From these two very different storytellers, my liberated mother and her traditional mother, I learned that men were born with power and women obtained it through sharpness of intellect and good hearts. If you were kind, wise, and did good works, you could wind up being the princess who had it all.
Karbalā’ is one of two holy cities in the south of Iraq. About fifty miles south of Baghdad, Karbalā’ was the site of the watershed battle in which both of the prophet Mohammed’s grandsons were massacred in 680. That battle caused the great schism in Islam. Those who believed that Mohammed’s legitimate heir and caliph was the slain father of the massacred brothers, Mohammed’s favored son-in-law, Ali, became known as Shia. Those who favored a caliphate established by the opposing Umayyad family after Ali’s murder became known as Sunnis. Over many generations, those political positions evolved into doctrines, as well as sectarian differences that are often stereotyped. Shia came to harbor suspicion of authority, believing that true justice on earth would be established only by the return of the Mahdi, a figure like the Messiah. Sunnis, in turn, developed a more accommodating attitude toward the ruling elite.
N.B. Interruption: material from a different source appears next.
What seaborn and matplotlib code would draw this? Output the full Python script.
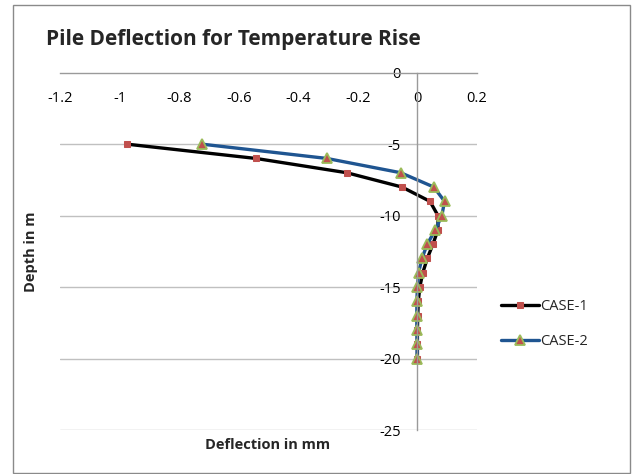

In Iraq, Shia came to outnumber the Sunnis, yet the government was run predominantly by Sunnis. Today, the principal theological difference between the two sects is that Shia theologians tend to accept the necessity of continuously applying independent reasoning to contemporary life while Sunni theologians are more comfortable relying on doctrines established centuries ago by religious scholars who established four different schools of Sunni thought.